Before voting on Tuesday, Vargas said she remembered fighting for resources and access 25 years ago, “and here we are now, where women may not have access to legal abortion in the United States.”
Vargas, board vice chairwoman, added that were it not for reproductive freedom, women wouldn’t be in elected office or leading corporations.
Lawson-Remer noted that if the Supreme Court overturns the right to choose on abortion, contraception and marriage equality may be next.
Desmond, who voted no, said the county should support unwed pregnant mothers, and he had no problem with reviewing barriers to health care. However, Desmond said couldn’t support a second recommendation that mentioned abortion itself, especially if it possibly involved a late-term procedure.
Desmond added that even if the Supreme Court overturns Roe v. Wade, nothing will change in San Diego County in terms of access.
Gov. Gavin Newsom, Assembly Speaker Anthony Rendon, D-Lakewood, and Senate President Pro Tempore Toni Atkins, D-San Diego, released a statement on May 2 that they would propose “an amendment to enshrine the right to choose in our state constitution so that there is no doubt as to the right to abortion in this state.”
“We know we can’t trust the Supreme Court to protect reproductive rights, so California will build a firewall around this right in our state constitution,” the statement said. “Women will remain protected here.”

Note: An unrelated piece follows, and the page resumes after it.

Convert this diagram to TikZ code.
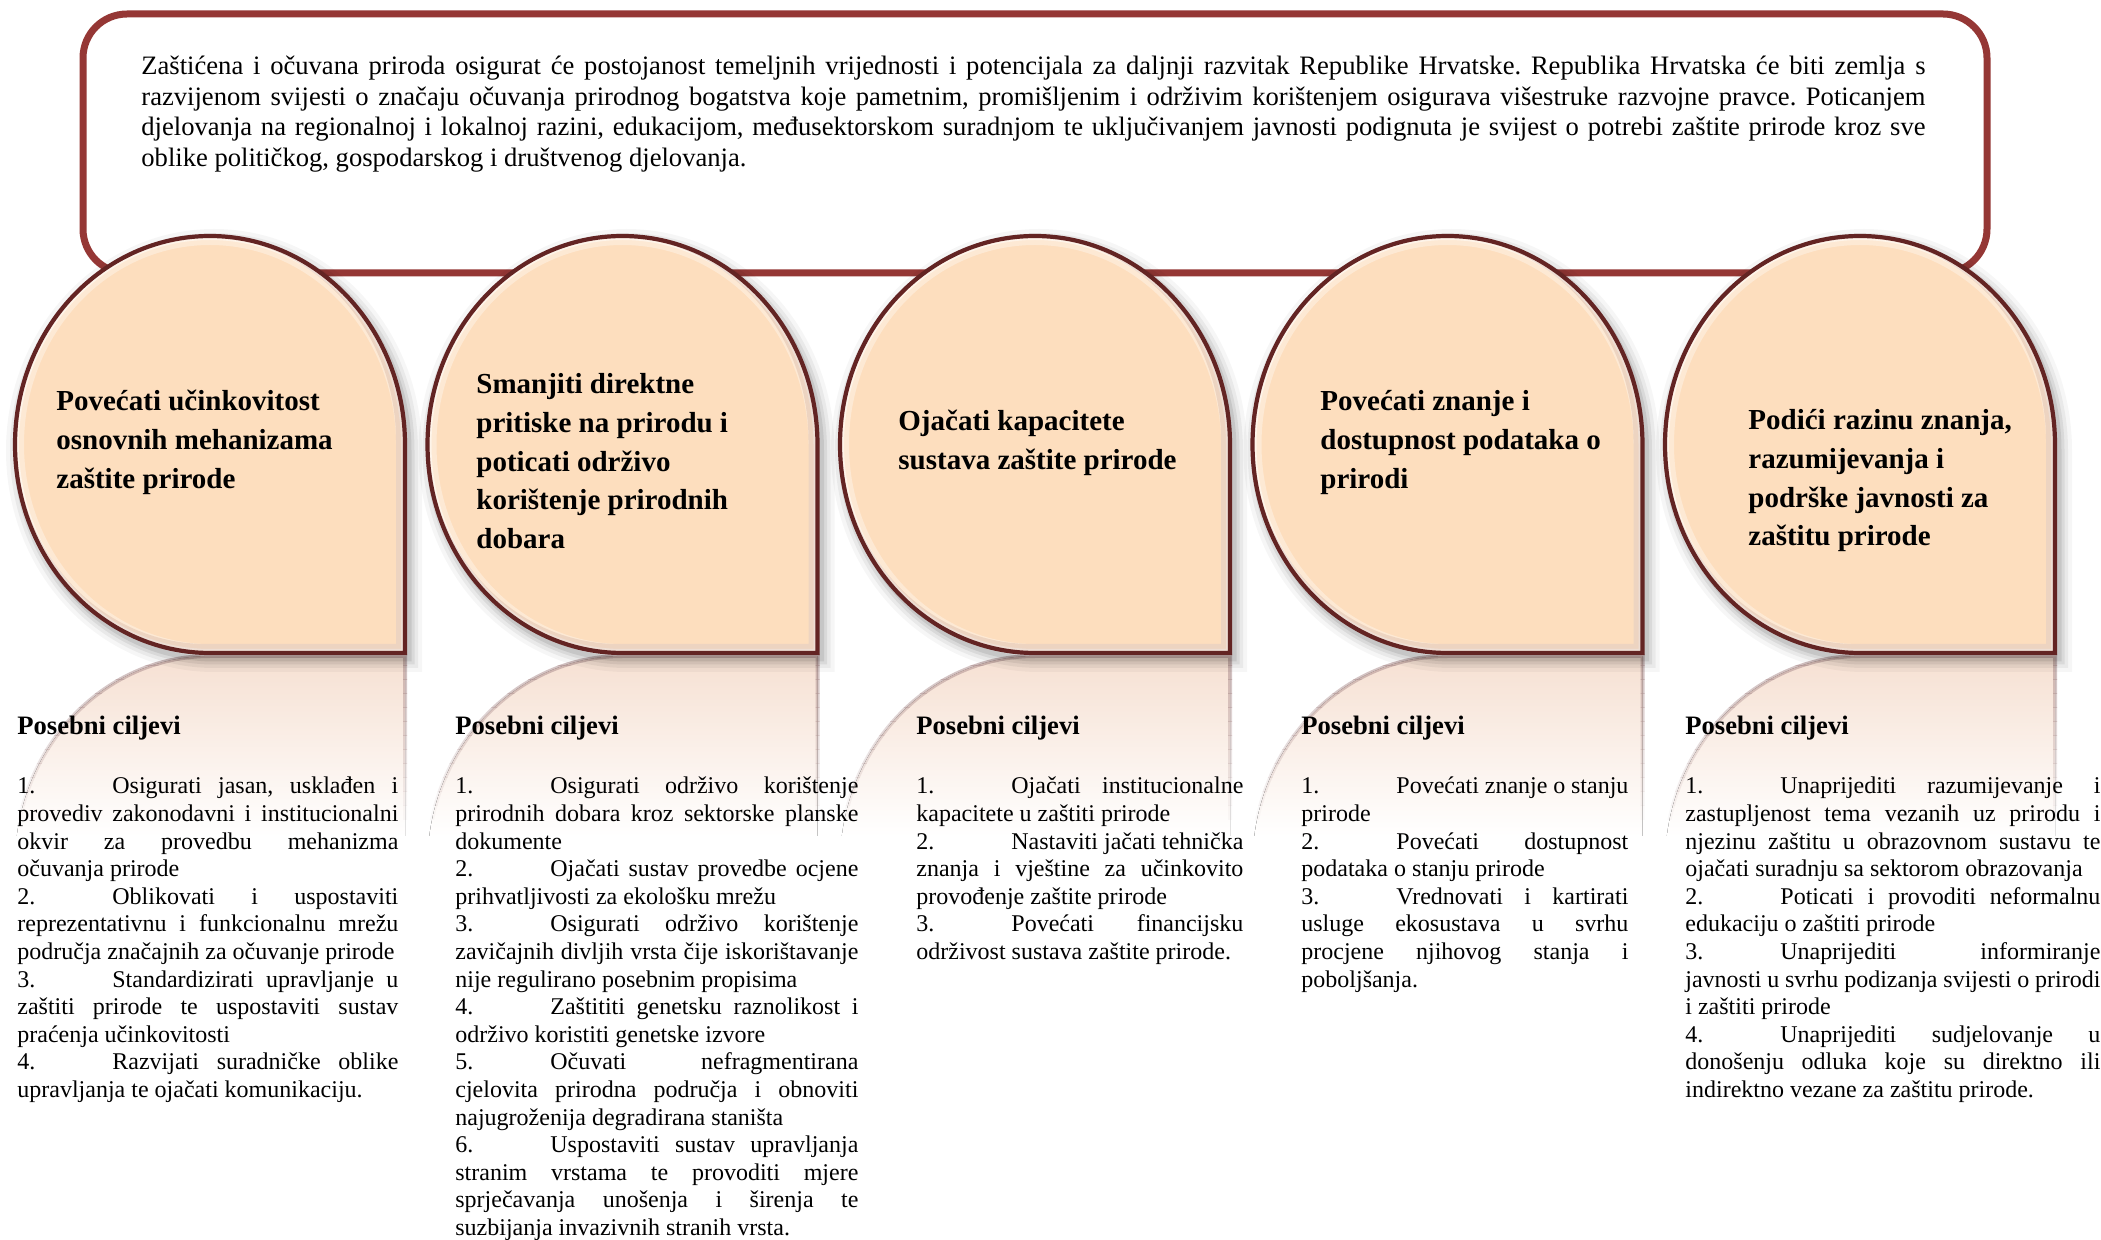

On Friday, the Los Angeles City Council passed a resolution 11-0 calling for legislation to codify the right to safe abortions in California and throughout the United States. Once signed by Mayor Eric Garcetti, it would formalize the city’s support for any proposed legislation that would codify the right to safe abortion into law and urge the state and federal governments to take immediate action to pass the legislation.